Question

If the value of \(\frac{\cos^2 48^\circ - \sin^2 12^\circ}{\sin^2 24^\circ - \sin^2 6^\circ}\) is \(\frac{\alpha + \beta\sqrt{5}}{\gamma}\) then value of \((\alpha + \beta + \gamma)\) (where \(\alpha, \beta, \gamma \in \mathbb{N}\) and are in lowest form) :

• A. 3
• B. 4
• C. 5
• D. 6

Hint:

Memorizing product-to-sum formulas and specific values like \(\sin 18^\circ\) and \(\cos 36^\circ\) is crucial for solving such trigonometry problems quickly in competitive exams.

Answer 1

The Correct Option is D

Step 1: Understanding the Question:
We need to simplify a trigonometric expression and express it in the form \(\frac{\alpha + \beta\sqrt{5}}{\gamma}\).

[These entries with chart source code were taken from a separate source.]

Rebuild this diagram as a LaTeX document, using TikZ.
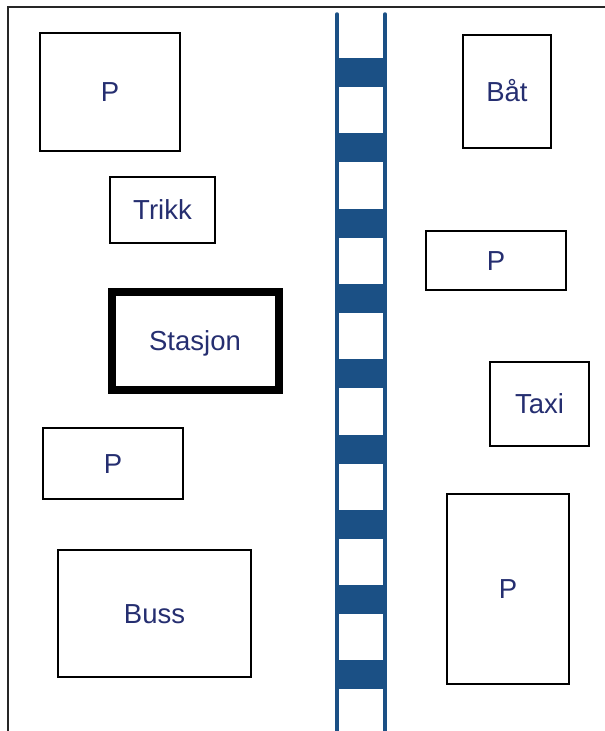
\documentclass[tikz,border=0pt]{standalone}
\usepackage{fontspec}
\setmainfont{Liberation Sans}
\definecolor{labelblue}{RGB}{37,46,112}
\definecolor{trackblue}{RGB}{27,80,133}

\begin{document}
\begin{tikzpicture}[x=1pt, y=-1pt,
		area/.style={draw, line width=2pt, text=labelblue, font=\fontsize{27.5}{32}\selectfont, inner sep=0pt, text height=19.7pt, text depth=0pt},
		rail/.style={trackblue, line width=3.5pt, line cap=round}]
		\useasboundingbox (0,0) rectangle (605,731);
		\draw[line width=1.5pt, black!85] (8,731) -- (8,7) -- (605,7);
		\foreach \i in {0,...,8}
			\fill[trackblue] (337,58+75.3*\i) rectangle (385,87+75.3*\i);
		\draw[rail] (337,14) -- (337,735);
		\draw[rail] (385,14) -- (385,735);
		\node[area, minimum width=140, minimum height=118] (parkA) at (110,91.5) {P};
		\node[area, minimum width=105, minimum height=66] (trikk) at (162.5,210) {Trikk};
		\node[area, line width=8pt, minimum width=167, minimum height=97.5] (stasjon) at (195,341) {Stasjon};
		\node[area, minimum width=140, minimum height=71] (parkB) at (113,463.5) {P};
		\node[area, minimum width=193, minimum height=127] (buss) at (154.5,613.5) {Buss};
		\node[area, minimum width=88, minimum height=113] (baat) at (507,91.5) {Båt};
		\node[area, minimum width=140, minimum height=59] (parkC) at (496,260.5) {P};
		\node[area, minimum width=99, minimum height=84] (taxi) at (539.5,404) {Taxi};
		\node[area, minimum width=122, minimum height=190] (parkD) at (508,589) {P};
\end{tikzpicture}
\end{document}
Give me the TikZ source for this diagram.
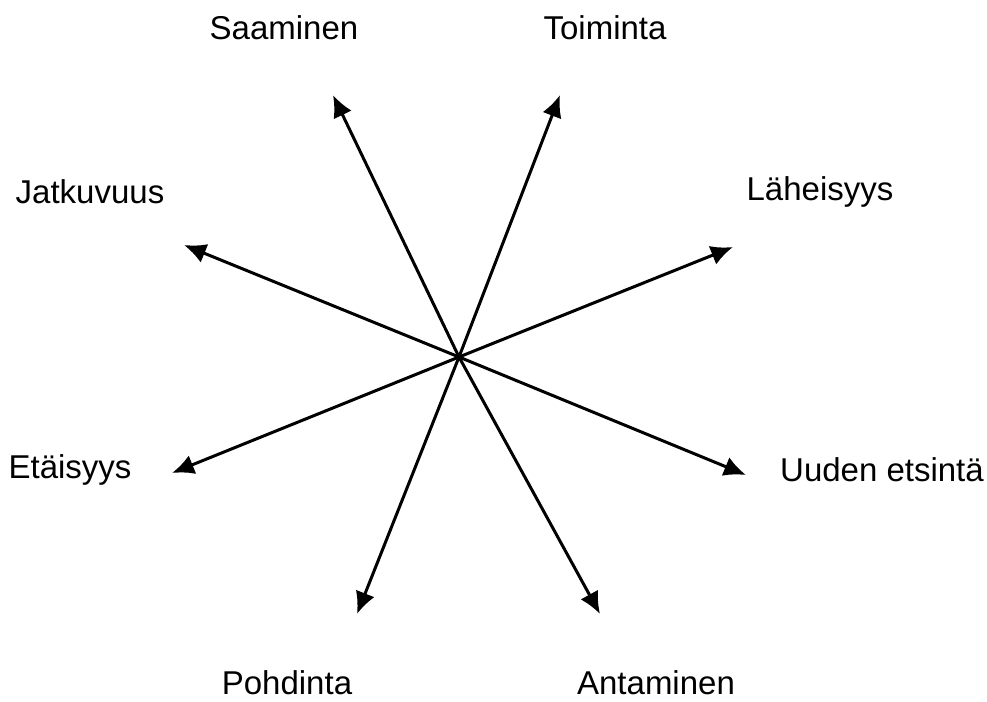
\documentclass[tikz,border=0pt]{standalone}
\usepackage{fontspec}
\setmainfont{Liberation Sans}
\usetikzlibrary{arrows.meta}
\tikzstyle{word}=[inner sep=0pt, font=\fontsize{16.5}{20}\selectfont]
\tikzstyle{ray}=[line width=1.5pt, -{Latex[length=11pt,width=10pt]}]

\begin{document}
\begin{tikzpicture}[x=0.5pt, y=-0.5pt]
          \useasboundingbox (0, 0) rectangle (987, 702);
          \coordinate (centre) at (459, 357);
          % arrow ends
          \coordinate (saa) at (333, 95);
          \coordinate (toi) at (560, 95);
          \coordinate (lah) at (733, 247);
          \coordinate (uud) at (746, 475);
          \coordinate (ant) at (600, 614);
          \coordinate (poh) at (357, 614);
          \coordinate (eta) at (172, 473);
          \coordinate (jat) at (184, 245);
          % labels
          \node[word] (saaminen) at (284, 28) {Saaminen};
          \node[word] (toiminta) at (605, 28) {Toiminta};
          \node[word] (jatkuvuus) at (90, 192) {Jatkuvuus};
          \node[word] (laheisyys) at (820, 192) {Läheisyys};
          \node[word] (etaisyys) at (70, 470) {Etäisyys};
          \node[word] (uuden) at (882, 470) {Uuden etsintä};
          \node[word] (pohdinta) at (287, 683) {Pohdinta};
          \node[word] (antaminen) at (656, 683) {Antaminen};
          \draw[ray] (centre) -- (saa);
          \draw[ray] (centre) -- (toi);
          \draw[ray] (centre) -- (lah);
          \draw[ray] (centre) -- (uud);
          \draw[ray] (centre) -- (ant);
          \draw[ray] (centre) -- (poh);
          \draw[ray] (centre) -- (eta);
          \draw[ray] (centre) -- (jat);
        \end{tikzpicture}
\end{document}
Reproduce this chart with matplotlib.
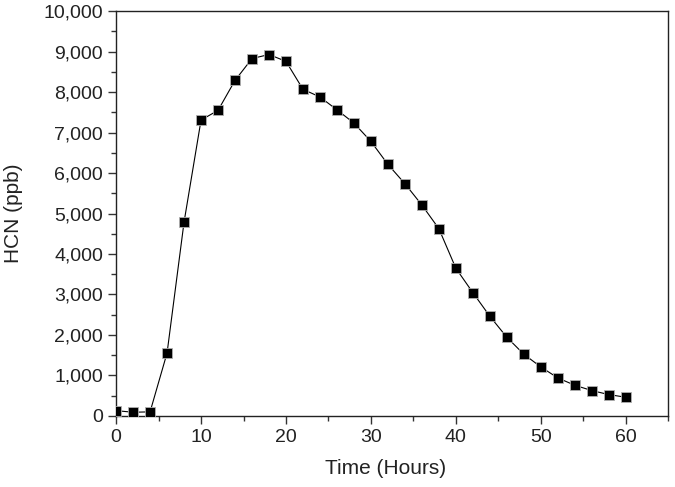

Then we have to find the sum of the integers \(\alpha, \beta, \gamma\).

Step 2: Key Formula or Approach:
We will use the following trigonometric identities:
\(\cos^2 A - \sin^2 B = \cos(A+B)\cos(A-B)\)
\(\sin^2 A - \sin^2 B = \sin(A+B)\sin(A-B)\) We will also need the values of some standard angles: \(\cos 36^\circ = \frac{\sqrt{5}+1}{4}\) and \(\sin 18^\circ = \frac{\sqrt{5}-1}{4}\).

Step 3: Detailed Explanation:
Let's simplify the numerator and the denominator separately.
Numerator: \(\cos^2 48^\circ - \sin^2 12^\circ\) Using the identity \(\cos^2 A - \sin^2 B = \cos(A+B)\cos(A-B)\): \[ \cos(48^\circ+12^\circ)\cos(48^\circ-12^\circ) = \cos(60^\circ)\cos(36^\circ) \] We know \(\cos 60^\circ = \frac{1}{2}\) and \(\cos 36^\circ = \frac{\sqrt{5}+1}{4}\). \[ \text{Numerator} = \frac{1}{2} \cdot \frac{\sqrt{5}+1}{4} = \frac{\sqrt{5}+1}{8} \] Denominator: \(\sin^2 24^\circ - \sin^2 6^\circ\) Using the identity \(\sin^2 A - \sin^2 B = \sin(A+B)\sin(A-B)\): \[ \sin(24^\circ+6^\circ)\sin(24^\circ-6^\circ) = \sin(30^\circ)\sin(18^\circ) \] We know \(\sin 30^\circ = \frac{1}{2}\) and \(\sin 18^\circ = \frac{\sqrt{5}-1}{4}\). \[ \text{Denominator} = \frac{1}{2} \cdot \frac{\sqrt{5}-1}{4} = \frac{\sqrt{5}-1}{8} \] Now, let's find the value of the given expression: \[ \frac{\text{Numerator}}{\text{Denominator}} = \frac{(\sqrt{5}+1)/8}{(\sqrt{5}-1)/8} = \frac{\sqrt{5}+1}{\sqrt{5}-1} \] To rationalize the denominator, we multiply the numerator and denominator by \((\sqrt{5}+1)\): \[ \frac{(\sqrt{5}+1)}{(\sqrt{5}-1)} \times \frac{(\sqrt{5}+1)}{(\sqrt{5}+1)} = \frac{(\sqrt{5}+1)^2}{(\sqrt{5})^2 - 1^2} = \frac{5 + 1 + 2\sqrt{5}}{5-1} = \frac{6+2\sqrt{5}}{4} \] Simplifying the expression by dividing by 2: \[ \frac{3+\sqrt{5}}{2} \]
Step 4: Final Answer:
We are given that the value is \(\frac{\alpha + \beta\sqrt{5}}{\gamma}\). Comparing this with our result \(\frac{3+1\sqrt{5}}{2}\), we get: \(\alpha = 3\), \(\beta = 1\), \(\gamma = 2\).
These are natural numbers and in the lowest form.
The required value is \(\alpha + \beta + \gamma = 3 + 1 + 2 = 6\).